Andy Reid Can Flip the Script on His Career with a Chiefs Super Bowl Run

Bleacher Report

For Andy Reid, it looked as though history was again repeating itself in horrifying fashion on Sunday.

The 61-year-old is likely better known for his many playoff failures than for his immense career success in the regular season. Despite 10 division titles and a .618 winning percentage in 21 years as an NFL head coach, Reid entered these playoffs with a career postseason record of 12-14, no championships and only one Super Bowl appearance. 

Since the 1970 AFL-NFL merger, only two coaches—Don Shula and Bill Belichick—have won more regular-season games than Reid, who is indisputably an offensive mastermind and a quarterback whisperer. And that legend has only grown in Kansas City, where he's posted the second-best record in the NFL since joining the franchise in 2013 following a 14-year run in charge of the Philadelphia Eagles. 
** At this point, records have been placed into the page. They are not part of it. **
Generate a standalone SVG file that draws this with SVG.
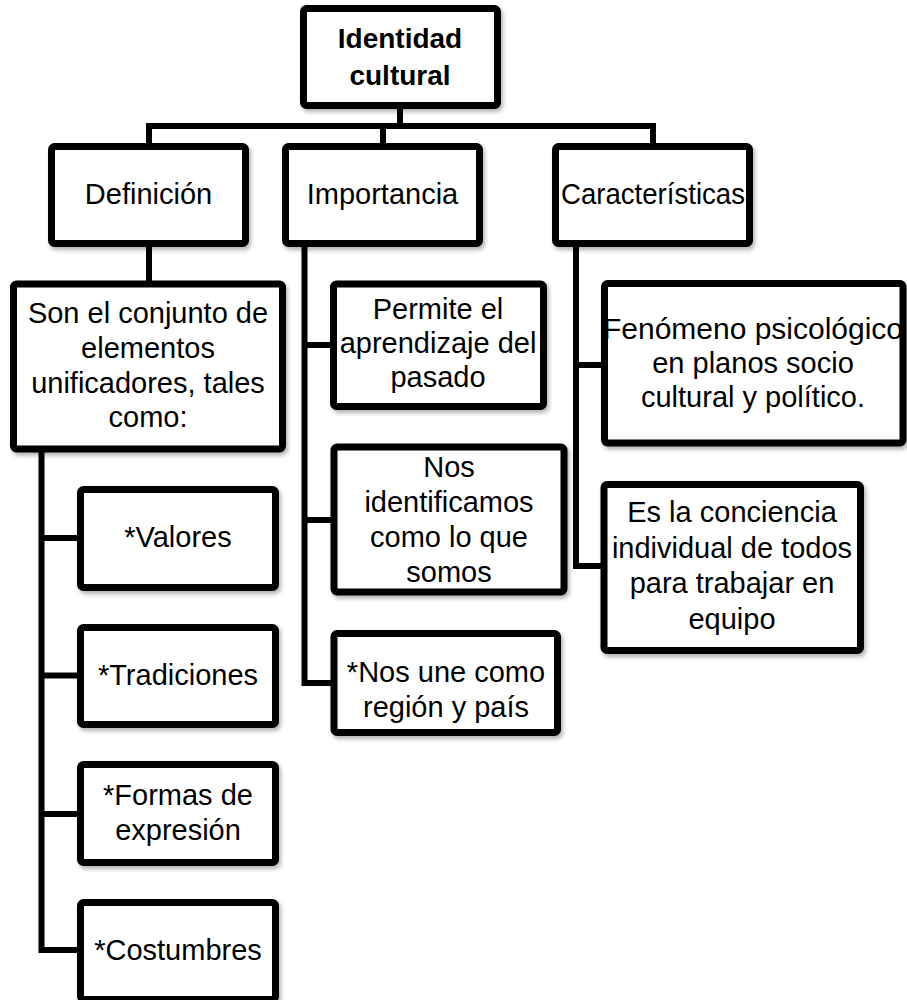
<svg xmlns="http://www.w3.org/2000/svg" width="907" height="1000" viewBox="0 0 907 1000">
<style>
.box{fill:#fff;stroke:#000;stroke-width:7;filter:url(#sh)}
.t{font-family:"Liberation Sans",Arial,sans-serif;font-size:29px;fill:#000;text-anchor:middle}
.b{font-weight:bold;font-size:28px}
.c{fill:none;stroke:#000;stroke-width:6;stroke-linejoin:miter;stroke-linecap:butt}
</style>
<defs>
<filter id="sh" x="-10%" y="-10%" width="130%" height="130%">
<feDropShadow dx="2" dy="3" stdDeviation="2" flood-color="#000" flood-opacity="0.3"/>
</filter>
</defs>
<rect width="907" height="1000" fill="#fff"/>
<g id="connectors">
<path class="c" d="M400 109V126"/>
<path class="c" d="M146 126H656"/>
<path class="c" d="M149 126V144M383 126V144M653 126V144"/>
<path class="c" d="M149 247V282"/>
<path class="c" d="M41.5 452V950H78M41.5 538H78M41.5 675.5H78M41.5 814H78"/>
<path class="c" d="M304.5 247V683H331M304.5 345H331M304.5 520H331"/>
<path class="c" d="M576 247V566H602M576 365H602"/>
</g>
<g id="n-identidad">
<rect class="box" x="303.5" y="8.5" width="194" height="97" rx="3"/>
<text class="t b" x="400" y="48">Identidad</text>
<text class="t b" x="400" y="85">cultural</text>
</g>
<g id="n-definicion">
<rect class="box" x="51.5" y="146.5" width="194" height="97" rx="3"/>
<text class="t" x="148.5" y="204">Definición</text>
</g>
<g id="n-importancia">
<rect class="box" x="285.5" y="146.5" width="194" height="97" rx="3"/>
<text class="t" x="382.5" y="204">Importancia</text>
</g>
<g id="n-caracteristicas">
<rect class="box" x="555.5" y="146.5" width="194" height="97" rx="3"/>
<text class="t" x="653" y="204" textLength="184" lengthAdjust="spacingAndGlyphs">Características</text>
</g>
<g id="n-conjunto">
<rect class="box" x="13.5" y="284" width="269" height="165" rx="3"/>
<text class="t" x="148" y="323">Son el conjunto de</text>
<text class="t" x="148" y="358">elementos</text>
<text class="t" x="148" y="393">unificadores, tales</text>
<text class="t" x="148" y="427">como:</text>
</g>
<g id="n-valores">
<rect class="box" x="80.5" y="489.5" width="195" height="98" rx="3"/>
<text class="t" x="178" y="547">*Valores</text>
</g>
<g id="n-tradiciones">
<rect class="box" x="80.5" y="627.5" width="195" height="97" rx="3"/>
<text class="t" x="178" y="685">*Tradiciones</text>
</g>
<g id="n-formas">
<rect class="box" x="80.5" y="764.5" width="195" height="98" rx="3"/>
<text class="t" x="178" y="805">*Formas de</text>
<text class="t" x="178" y="840">expresión</text>
</g>
<g id="n-costumbres">
<rect class="box" x="80.5" y="902.5" width="195" height="97" rx="3"/>
<text class="t" x="178" y="960">*Costumbres</text>
</g>
<g id="n-permite">
<rect class="box" x="333.5" y="284" width="210" height="122.5" rx="3"/>
<text class="t" x="438" y="319">Permite el</text>
<text class="t" x="438" y="353">aprendizaje del</text>
<text class="t" x="438" y="387">pasado</text>
</g>
<g id="n-nos">
<rect class="box" x="334" y="447" width="230" height="145" rx="3"/>
<text class="t" x="449" y="477">Nos</text>
<text class="t" x="449" y="512">identificamos</text>
<text class="t" x="449" y="547">como lo que</text>
<text class="t" x="449" y="582">somos</text>
</g>
<g id="n-nosune">
<rect class="box" x="334" y="633.5" width="223.5" height="99" rx="3"/>
<text class="t" x="446" y="682">*Nos une como</text>
<text class="t" x="446" y="717">región y país</text>
</g>
<g id="n-fenomeno">
<rect class="box" x="604.5" y="283.5" width="298.5" height="159.5" rx="3"/>
<text class="t" x="753" y="339" textLength="300" lengthAdjust="spacingAndGlyphs">Fenómeno  psicológico</text>
<text class="t" x="753" y="373">en  planos socio</text>
<text class="t" x="753" y="407">cultural y político.</text>
</g>
<g id="n-conciencia">
<rect class="box" x="604" y="484.5" width="256.5" height="166" rx="3"/>
<text class="t" x="732" y="522">Es la conciencia</text>
<text class="t" x="732" y="558">individual de todos</text>
<text class="t" x="732" y="593">para trabajar en</text>
<text class="t" x="732" y="629">equipo</text>
</g>
</svg>
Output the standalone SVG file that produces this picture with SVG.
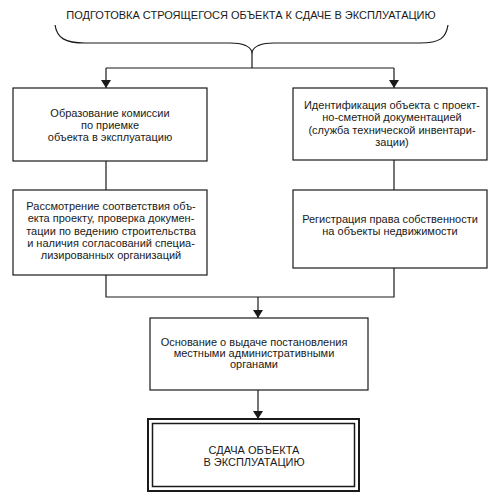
<svg xmlns="http://www.w3.org/2000/svg" width="500" height="502" viewBox="0 0 500 502">
<style>
text{font-family:"Liberation Sans",Arial,sans-serif;font-size:11px;fill:#1a1a1a;text-anchor:middle}
.box{fill:#fff;stroke:#1a1a1a;stroke-width:1.2}
.ln{fill:none;stroke:#1a1a1a;stroke-width:1.2}
</style>
<defs>
<marker id="ar" viewBox="0 0 8 10" refX="8" refY="5" markerWidth="8" markerHeight="10" markerUnits="userSpaceOnUse" orient="auto">
<path d="M0,0 L8,5 L0,10 Z" fill="#1a1a1a"/>
</marker>
</defs>
<rect width="500" height="502" fill="#fff"/>
<g id="title">
<text x="251" y="19">ПОДГОТОВКА СТРОЯЩЕГОСЯ ОБЪЕКТА К СДАЧЕ В ЭКСПЛУАТАЦИЮ</text>
</g>
<g id="connectors">
<path class="ln" d="M55,25 C57,38 65,43 85,43 L230,43 C242,43 250,46 252,52 C254,46 262,43 274,43 L420,43 C440,43 446,38 448,25"/>
<path class="ln" d="M252,52 V68 M106,68 H394"/>
<path class="ln" d="M106,68 V88" marker-end="url(#ar)"/>
<path class="ln" d="M394,68 V88" marker-end="url(#ar)"/>
<path class="ln" d="M106,161 V190"/>
<path class="ln" d="M394,160 V190"/>
<path class="ln" d="M106,275 V297 H394 V268"/>
<path class="ln" d="M258,297 V318" marker-end="url(#ar)"/>
<path class="ln" d="M258,390 V419" marker-end="url(#ar)"/>
</g>
<g id="n1">
<rect class="box" x="13" y="88" width="194" height="73"/>
<text x="110" y="117">Образование комиссии</text>
<text x="110" y="129">по приемке</text>
<text x="110" y="141">объекта в эксплуатацию</text>
</g>
<g id="n2">
<rect class="box" x="13" y="190" width="194" height="85"/>
<text x="111" y="210">Рассмотрение соответствия объ-</text>
<text x="111" y="222">екта проекту, проверка докумен-</text>
<text x="111" y="235">тации по ведению строительства</text>
<text x="111" y="247">и наличия согласований  специа-</text>
<text x="111" y="259">лизированных организаций</text>
</g>
<g id="n3">
<rect class="box" x="293" y="88" width="194" height="72"/>
<text x="392" y="109">Идентификация объекта с проект-</text>
<text x="392" y="121">но-сметной документацией</text>
<text x="392" y="134">(служба технической инвентари-</text>
<text x="392" y="146">зации)</text>
</g>
<g id="n4">
<rect class="box" x="293" y="190" width="194" height="78"/>
<text x="390" y="223">Регистрация права собственности</text>
<text x="390" y="235">на объекты недвижимости</text>
</g>
<g id="n5">
<rect class="box" x="150" y="318" width="218" height="72"/>
<text x="254" y="346">Основание о выдаче постановления</text>
<text x="254" y="357">местными административными</text>
<text x="254" y="368">органами</text>
</g>
<g id="n6">
<rect x="148" y="419" width="211" height="72" fill="#fff" stroke="#1a1a1a" stroke-width="2"/>
<rect x="152.5" y="423.5" width="202" height="63" fill="none" stroke="#1a1a1a" stroke-width="1.5"/>
<text x="254" y="454">СДАЧА ОБЪЕКТА</text>
<text x="254" y="466">В ЭКСПЛУАТАЦИЮ</text>
</g>
</svg>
But between 2009 in Philly and 2018 in K.C., Reid won just two of nine playoff games and lost four of five home postseason affairs. 

And at 3 p.m. Central time Sunday, Reid's Chiefs—a double-digit favorite at kickoff—found themselves trailing the inferior Houston Texans 24-0 at home. 

But Reid didn't flinch, and as a result, neither did his team. 

"He can't just stand there and say, 'We got it, we got it,'" offensive tackle Mitchell Schwartz recalled, per's Tim Keown. "What he said was, 'You got to keep playing, and keep battling it out.'"

Fewer than 10 minutes after falling behind by three two-point-converted touchdowns, the Chiefs would come back to gain a 28-24 halftime lead. Thirty minutes later, they'd become just the second team in modern NFL history to win by 20 or more points after trailing by 20 or more points. 

"It was about settling down and calming the storm," Reid said afterward, according to Keown. "No need to panic, just fix the problems."

There's no telling how Reid and his team might have reacted to that type of playoff adversity in the early-2000s (when the Eagles made four consecutive conference title games), in the mid-2010s (when the Chiefs were becoming a juggernaut but couldn't get it done in January) or even a year ago (when they blew a late fourth-quarter lead to the New England Patriots with a Super Bowl trip on the line).